Les chambres de commerce et d’industrie :
- acteurs centraux du développement économique local, les 150 établissements qui forment le réseau des CCI ont connu à la fois une réforme de leur financement et de leur fonctionnement. Elles apparaissent plus que jamais comme le go between entre les différentes entités du tissu économique, les accompagnateurs des entreprises locales, tout en ayant une activité de formation notable (620 000 personnes formées chaque année par leurs 500 établissements de formation).
Les universités et des écoles d’ingénieurs :
- depuis la loi Allègre et la loi Pécresse sur l’autonomie des universités, le système français d’enseignement supérieur est engagé dans le développement des activités de valorisation de la recherche, tout en connaissant des refontes et réformes régulières (fusions, communautés d’établissements COMUE) .
Le système de formation professionnelle :
- essentiel à la fois pour les salariés, conduits à se former tout au long de la vie, et pour les entreprises, en quête de compétences.

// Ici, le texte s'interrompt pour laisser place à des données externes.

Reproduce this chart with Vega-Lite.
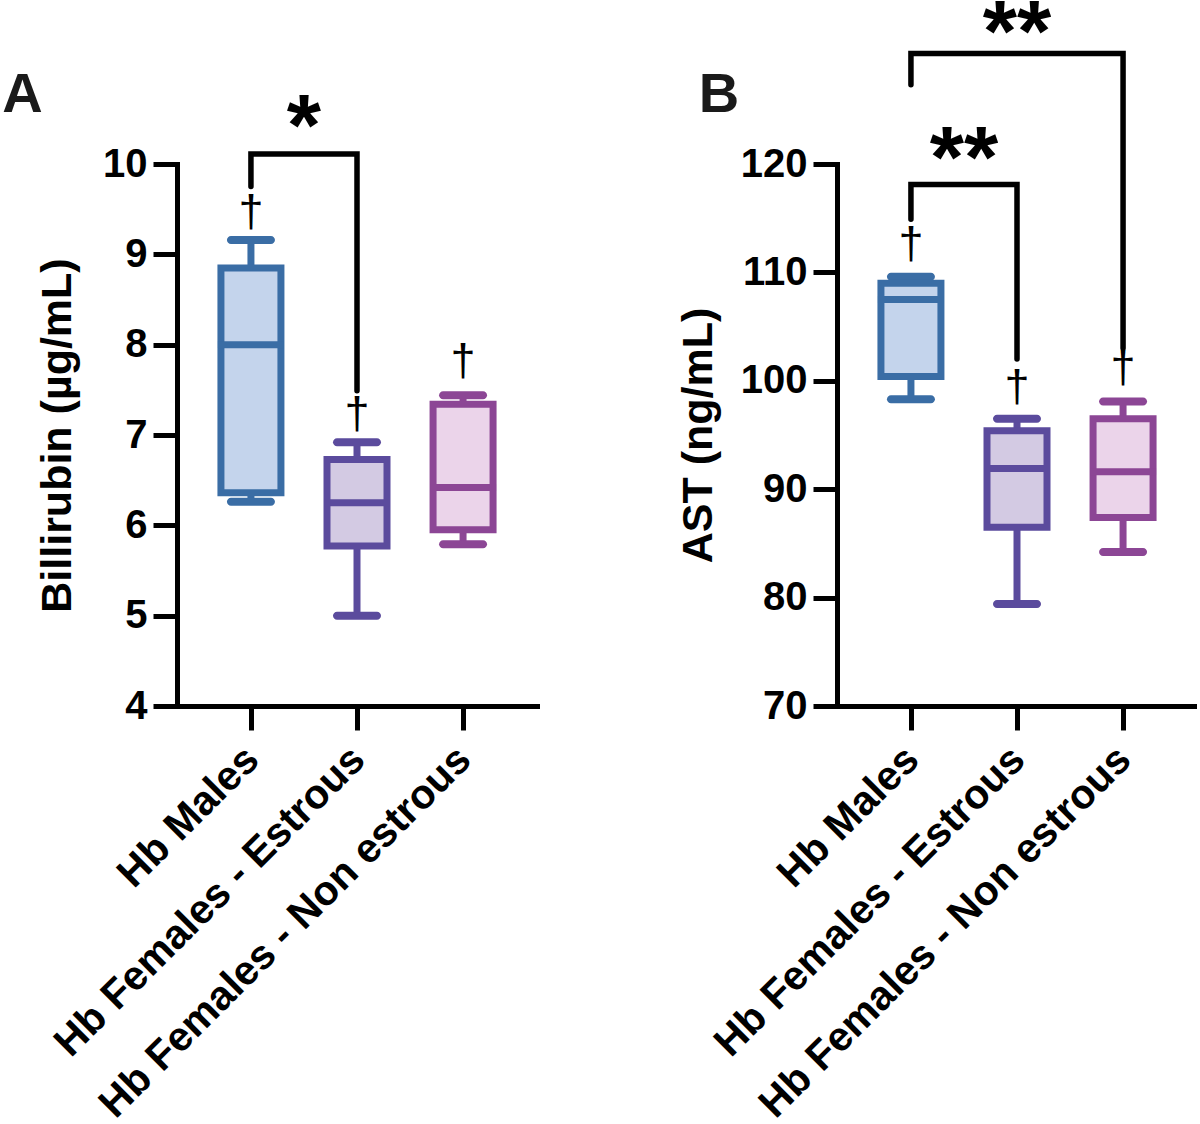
{
  "$schema": "https://vega.github.io/schema/vega-lite/v6.json",
  "background": "white",
  "padding": {"left": 2, "top": -9, "right": 0, "bottom": 0},
  "bounds": "flush",
  "spacing": 300,
  "config": {
    "view": {"stroke": null},
    "font": "Liberation Sans",
    "axis": {
      "domainColor": "black", "domainWidth": 5, "domainCap": "square",
      "tickColor": "black", "tickWidth": 5, "tickSize": 24,
      "labelFont": "Liberation Sans", "labelFontWeight": "bold", "labelFontSize": 40, "labelColor": "black", "labelPadding": 6,
      "titleFont": "Liberation Sans", "titleFontWeight": "bold", "titleFontSize": 43, "titleColor": "black",
      "grid": false, "labelLimit": 1000, "labelOverlap": false
    }
  },
  "datasets": {
    "boxesA": [
      {"g": 0, "group": "Hb Males", "min": 6.26, "q1": 6.36, "median": 8.0, "q3": 8.85, "max": 9.16},
      {"g": 1, "group": "Hb Females - Estrous", "min": 5.0, "q1": 5.77, "median": 6.25, "q3": 6.73, "max": 6.92},
      {"g": 2, "group": "Hb Females - Non estrous", "min": 5.79, "q1": 5.95, "median": 6.42, "q3": 7.34, "max": 7.44}
    ],
    "boxesB": [
      {"g": 0, "group": "Hb Males", "min": 98.3, "q1": 100.4, "median": 107.5, "q3": 109.0, "max": 109.6},
      {"g": 1, "group": "Hb Females - Estrous", "min": 79.4, "q1": 86.5, "median": 91.9, "q3": 95.4, "max": 96.5},
      {"g": 2, "group": "Hb Females - Non estrous", "min": 84.2, "q1": 87.4, "median": 91.6, "q3": 96.5, "max": 98.1}
    ],
    "textA": [
      {"g": 0, "v": 9.47, "label": "†"},
      {"g": 1, "v": 7.23, "label": "†"},
      {"g": 2, "v": 7.82, "label": "†"}
    ],
    "textB": [
      {"g": 0, "v": 112.6, "label": "†"},
      {"g": 1, "v": 99.4, "label": "†"},
      {"g": 2, "v": 101.2, "label": "†"}
    ],
    "bracketsA": [
      {"id": "a1", "ord": 1, "g": 0, "v": 9.75},
      {"id": "a1", "ord": 2, "g": 0, "v": 10.11},
      {"id": "a1", "ord": 3, "g": 1, "v": 10.11},
      {"id": "a1", "ord": 4, "g": 1, "v": 7.49}
    ],
    "bracketsB": [
      {"id": "b1", "ord": 1, "g": 0, "v": 114.9},
      {"id": "b1", "ord": 2, "g": 0, "v": 118.1},
      {"id": "b1", "ord": 3, "g": 1, "v": 118.1},
      {"id": "b1", "ord": 4, "g": 1, "v": 102.0},
      {"id": "b2", "ord": 1, "g": 0, "v": 127.3},
      {"id": "b2", "ord": 2, "g": 0, "v": 130.2},
      {"id": "b2", "ord": 3, "g": 2, "v": 130.2},
      {"id": "b2", "ord": 4, "g": 2, "v": 103.0}
    ],
    "starsA": [
      {"g": 0.5, "v": 10.39, "label": "*"}
    ],
    "starsB": [
      {"g": 0.5, "v": 120.3, "label": "**"},
      {"g": 1.0, "v": 131.9, "label": "**"}
    ],
    "letterA": [
      {"g": -2.345, "v": 10.58, "label": "A"}
    ],
    "letterB": [
      {"g": -2.0, "v": 124.8, "label": "B"}
    ]
  },
  "hconcat": [
    {
      "width": 360,
      "height": 542,
      "encoding": {
        "x": {
          "field": "g", "type": "quantitative",
          "scale": {"domain": [-0.65, 2.65], "nice": false, "zero": false},
          "axis": {
            "values": [0, 1, 2], "title": null, "labelAngle": -45,
            "labelFontSize": 41, "labelOffset": -13, "labelPadding": 9,
            "labelExpr": "['Hb Males', 'Hb Females - Estrous', 'Hb Females - Non estrous'][datum.value]"
          }
        }
      },
      "layer": [
        {
          "data": {"name": "boxesA"},
          "mark": {"type": "rule", "strokeWidth": 7},
          "encoding": {
            "y": {"field": "min", "type": "quantitative", "scale": {"domain": [4, 10], "nice": false, "zero": false},
                  "axis": {"values": [4, 5, 6, 7, 8, 9, 10], "title": "Billirubin (µg/mL)", "titlePadding": 23}},
            "y2": {"field": "q1"},
            "color": {"field": "group", "type": "nominal", "legend": null,
                      "scale": {"domain": ["Hb Males", "Hb Females - Estrous", "Hb Females - Non estrous"], "range": ["#3A6DA5", "#5B4B9D", "#8C4695"]}}
          }
        },
        {
          "data": {"name": "boxesA"},
          "mark": {"type": "rule", "strokeWidth": 7},
          "encoding": {
            "y": {"field": "q3", "type": "quantitative", "scale": {"domain": [4, 10], "nice": false, "zero": false},
                  "axis": {"values": [4, 5, 6, 7, 8, 9, 10], "title": "Billirubin (µg/mL)", "titlePadding": 23}},
            "y2": {"field": "max"},
            "color": {"field": "group", "type": "nominal", "legend": null}
          }
        },
        {
          "data": {"name": "boxesA"},
          "mark": {"type": "tick", "orient": "horizontal", "size": 48, "thickness": 8, "cornerRadius": 4, "opacity": 1},
          "encoding": {
            "y": {"field": "min", "type": "quantitative", "scale": {"domain": [4, 10], "nice": false, "zero": false},
                  "axis": {"values": [4, 5, 6, 7, 8, 9, 10], "title": "Billirubin (µg/mL)", "titlePadding": 23}},
            "color": {"field": "group", "type": "nominal", "legend": null}
          }
        },
        {
          "data": {"name": "boxesA"},
          "mark": {"type": "tick", "orient": "horizontal", "size": 48, "thickness": 8, "cornerRadius": 4, "opacity": 1},
          "encoding": {
            "y": {"field": "max", "type": "quantitative", "scale": {"domain": [4, 10], "nice": false, "zero": false},
                  "axis": {"values": [4, 5, 6, 7, 8, 9, 10], "title": "Billirubin (µg/mL)", "titlePadding": 23}},
            "color": {"field": "group", "type": "nominal", "legend": null}
          }
        },
        {
          "data": {"name": "boxesA"},
          "mark": {"type": "bar", "width": 60, "strokeWidth": 7, "opacity": 1, "fillOpacity": 1},
          "encoding": {
            "y": {"field": "q1", "type": "quantitative", "scale": {"domain": [4, 10], "nice": false, "zero": false},
                  "axis": {"values": [4, 5, 6, 7, 8, 9, 10], "title": "Billirubin (µg/mL)", "titlePadding": 23}},
            "y2": {"field": "q3"},
            "fill": {"field": "group", "type": "nominal", "legend": null,
                     "scale": {"domain": ["Hb Males", "Hb Females - Estrous", "Hb Females - Non estrous"], "range": ["#C4D4EC", "#D3CAE3", "#EBD4EA"]}},
            "stroke": {"field": "group", "type": "nominal", "legend": null,
                       "scale": {"domain": ["Hb Males", "Hb Females - Estrous", "Hb Females - Non estrous"], "range": ["#3A6DA5", "#5B4B9D", "#8C4695"]}}
          }
        },
        {
          "data": {"name": "boxesA"},
          "mark": {"type": "tick", "orient": "horizontal", "size": 66, "thickness": 7, "opacity": 1},
          "encoding": {
            "y": {"field": "median", "type": "quantitative", "scale": {"domain": [4, 10], "nice": false, "zero": false},
                  "axis": {"values": [4, 5, 6, 7, 8, 9, 10], "title": "Billirubin (µg/mL)", "titlePadding": 23}},
            "color": {"field": "group", "type": "nominal", "legend": null}
          }
        },
        {
          "data": {"name": "textA"},
          "mark": {"type": "text", "fontSize": 45, "font": "Liberation Sans", "baseline": "middle", "color": "black"},
          "encoding": {
            "y": {"field": "v", "type": "quantitative", "scale": {"domain": [4, 10], "nice": false, "zero": false},
                  "axis": {"values": [4, 5, 6, 7, 8, 9, 10], "title": "Billirubin (µg/mL)", "titlePadding": 23}},
            "text": {"field": "label"}
          }
        },
        {
          "data": {"name": "bracketsA"},
          "mark": {"type": "line", "strokeWidth": 5.5, "color": "black", "strokeCap": "round", "strokeJoin": "miter"},
          "encoding": {
            "y": {"field": "v", "type": "quantitative", "scale": {"domain": [4, 10], "nice": false, "zero": false},
                  "axis": {"values": [4, 5, 6, 7, 8, 9, 10], "title": "Billirubin (µg/mL)", "titlePadding": 23}},
            "detail": {"field": "id"},
            "order": {"field": "ord"}
          }
        },
        {
          "data": {"name": "starsA"},
          "mark": {"type": "text", "fontSize": 88, "fontWeight": "bold", "font": "Liberation Sans", "baseline": "middle", "color": "black"},
          "encoding": {
            "y": {"field": "v", "type": "quantitative", "scale": {"domain": [4, 10], "nice": false, "zero": false},
                  "axis": {"values": [4, 5, 6, 7, 8, 9, 10], "title": "Billirubin (µg/mL)", "titlePadding": 23}},
            "text": {"field": "label"}
          }
        },
        {
          "data": {"name": "letterA"},
          "mark": {"type": "text", "fontSize": 56, "fontWeight": "bold", "font": "Liberation Sans", "baseline": "alphabetic", "align": "left", "color": "#1a1a1a"},
          "encoding": {
            "y": {"field": "v", "type": "quantitative", "scale": {"domain": [4, 10], "nice": false, "zero": false},
                  "axis": {"values": [4, 5, 6, 7, 8, 9, 10], "title": "Billirubin (µg/mL)", "titlePadding": 23}},
            "text": {"field": "label"}
          }
        }
      ]
    },
    {
      "width": 360,
      "height": 542,
      "encoding": {
        "x": {
          "field": "g", "type": "quantitative",
          "scale": {"domain": [-0.65, 2.65], "nice": false, "zero": false},
          "axis": {
            "values": [0, 1, 2], "title": null, "labelAngle": -45,
            "labelFontSize": 41, "labelOffset": -13, "labelPadding": 9,
            "labelExpr": "['Hb Males', 'Hb Females - Estrous', 'Hb Females - Non estrous'][datum.value]"
          }
        }
      },
      "layer": [
        {
          "data": {"name": "boxesB"},
          "mark": {"type": "rule", "strokeWidth": 7},
          "encoding": {
            "y": {"field": "min", "type": "quantitative", "scale": {"domain": [70, 120], "nice": false, "zero": false},
                  "axis": {"values": [70, 80, 90, 100, 110, 120], "title": "AST (ng/mL)", "titlePadding": 20}},
            "y2": {"field": "q1"},
            "color": {"field": "group", "type": "nominal", "legend": null,
                      "scale": {"domain": ["Hb Males", "Hb Females - Estrous", "Hb Females - Non estrous"], "range": ["#3A6DA5", "#5B4B9D", "#8C4695"]}}
          }
        },
        {
          "data": {"name": "boxesB"},
          "mark": {"type": "rule", "strokeWidth": 7},
          "encoding": {
            "y": {"field": "q3", "type": "quantitative", "scale": {"domain": [70, 120], "nice": false, "zero": false},
                  "axis": {"values": [70, 80, 90, 100, 110, 120], "title": "AST (ng/mL)", "titlePadding": 20}},
            "y2": {"field": "max"},
            "color": {"field": "group", "type": "nominal", "legend": null}
          }
        },
        {
          "data": {"name": "boxesB"},
          "mark": {"type": "tick", "orient": "horizontal", "size": 48, "thickness": 8, "cornerRadius": 4, "opacity": 1},
          "encoding": {
            "y": {"field": "min", "type": "quantitative", "scale": {"domain": [70, 120], "nice": false, "zero": false},
                  "axis": {"values": [70, 80, 90, 100, 110, 120], "title": "AST (ng/mL)", "titlePadding": 20}},
            "color": {"field": "group", "type": "nominal", "legend": null}
          }
        },
        {
          "data": {"name": "boxesB"},
          "mark": {"type": "tick", "orient": "horizontal", "size": 48, "thickness": 8, "cornerRadius": 4, "opacity": 1},
          "encoding": {
            "y": {"field": "max", "type": "quantitative", "scale": {"domain": [70, 120], "nice": false, "zero": false},
                  "axis": {"values": [70, 80, 90, 100, 110, 120], "title": "AST (ng/mL)", "titlePadding": 20}},
            "color": {"field": "group", "type": "nominal", "legend": null}
          }
        },
        {
          "data": {"name": "boxesB"},
          "mark": {"type": "bar", "width": 60, "strokeWidth": 7, "opacity": 1, "fillOpacity": 1},
          "encoding": {
            "y": {"field": "q1", "type": "quantitative", "scale": {"domain": [70, 120], "nice": false, "zero": false},
                  "axis": {"values": [70, 80, 90, 100, 110, 120], "title": "AST (ng/mL)", "titlePadding": 20}},
            "y2": {"field": "q3"},
            "fill": {"field": "group", "type": "nominal", "legend": null,
                     "scale": {"domain": ["Hb Males", "Hb Females - Estrous", "Hb Females - Non estrous"], "range": ["#C4D4EC", "#D3CAE3", "#EBD4EA"]}},
            "stroke": {"field": "group", "type": "nominal", "legend": null,
                       "scale": {"domain": ["Hb Males", "Hb Females - Estrous", "Hb Females - Non estrous"], "range": ["#3A6DA5", "#5B4B9D", "#8C4695"]}}
          }
        },
        {
          "data": {"name": "boxesB"},
          "mark": {"type": "tick", "orient": "horizontal", "size": 66, "thickness": 7, "opacity": 1},
          "encoding": {
            "y": {"field": "median", "type": "quantitative", "scale": {"domain": [70, 120], "nice": false, "zero": false},
                  "axis": {"values": [70, 80, 90, 100, 110, 120], "title": "AST (ng/mL)", "titlePadding": 20}},
            "color": {"field": "group", "type": "nominal", "legend": null}
          }
        },
        {
          "data": {"name": "textB"},
          "mark": {"type": "text", "fontSize": 45, "font": "Liberation Sans", "baseline": "middle", "color": "black"},
          "encoding": {
            "y": {"field": "v", "type": "quantitative", "scale": {"domain": [70, 120], "nice": false, "zero": false},
                  "axis": {"values": [70, 80, 90, 100, 110, 120], "title": "AST (ng/mL)", "titlePadding": 20}},
            "text": {"field": "label"}
          }
        },
        {
          "data": {"name": "bracketsB"},
          "mark": {"type": "line", "strokeWidth": 5.5, "color": "black", "strokeCap": "round", "strokeJoin": "miter"},
          "encoding": {
            "y": {"field": "v", "type": "quantitative", "scale": {"domain": [70, 120], "nice": false, "zero": false},
                  "axis": {"values": [70, 80, 90, 100, 110, 120], "title": "AST (ng/mL)", "titlePadding": 20}},
            "detail": {"field": "id"},
            "order": {"field": "ord"}
          }
        },
        {
          "data": {"name": "starsB"},
          "mark": {"type": "text", "fontSize": 88, "fontWeight": "bold", "font": "Liberation Sans", "baseline": "middle", "color": "black"},
          "encoding": {
            "y": {"field": "v", "type": "quantitative", "scale": {"domain": [70, 120], "nice": false, "zero": false},
                  "axis": {"values": [70, 80, 90, 100, 110, 120], "title": "AST (ng/mL)", "titlePadding": 20}},
            "text": {"field": "label"}
          }
        },
        {
          "data": {"name": "letterB"},
          "mark": {"type": "text", "fontSize": 56, "fontWeight": "bold", "font": "Liberation Sans", "baseline": "alphabetic", "align": "left", "color": "#1a1a1a"},
          "encoding": {
            "y": {"field": "v", "type": "quantitative", "scale": {"domain": [70, 120], "nice": false, "zero": false},
                  "axis": {"values": [70, 80, 90, 100, 110, 120], "title": "AST (ng/mL)", "titlePadding": 20}},
            "text": {"field": "label"}
          }
        }
      ]
    }
  ]
}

Ce système de formation professionnelle est au cœur de réformes qui conduisent à penser son articulation aux besoins régionaux de formation.
Enfin, le dernier chapitre a permis de situer les travaux conduits dans une perspective internationale, en soulignant, d’une part, combien les dynamiques de création de richesse et de répartition des revenus identifiées au niveau français, sont également présentes au niveau européen et, d’autre part, en montrant comment la Flandre a été en mesure de renforcer sa dynamique territoriale d’innovation ces dix dernières années.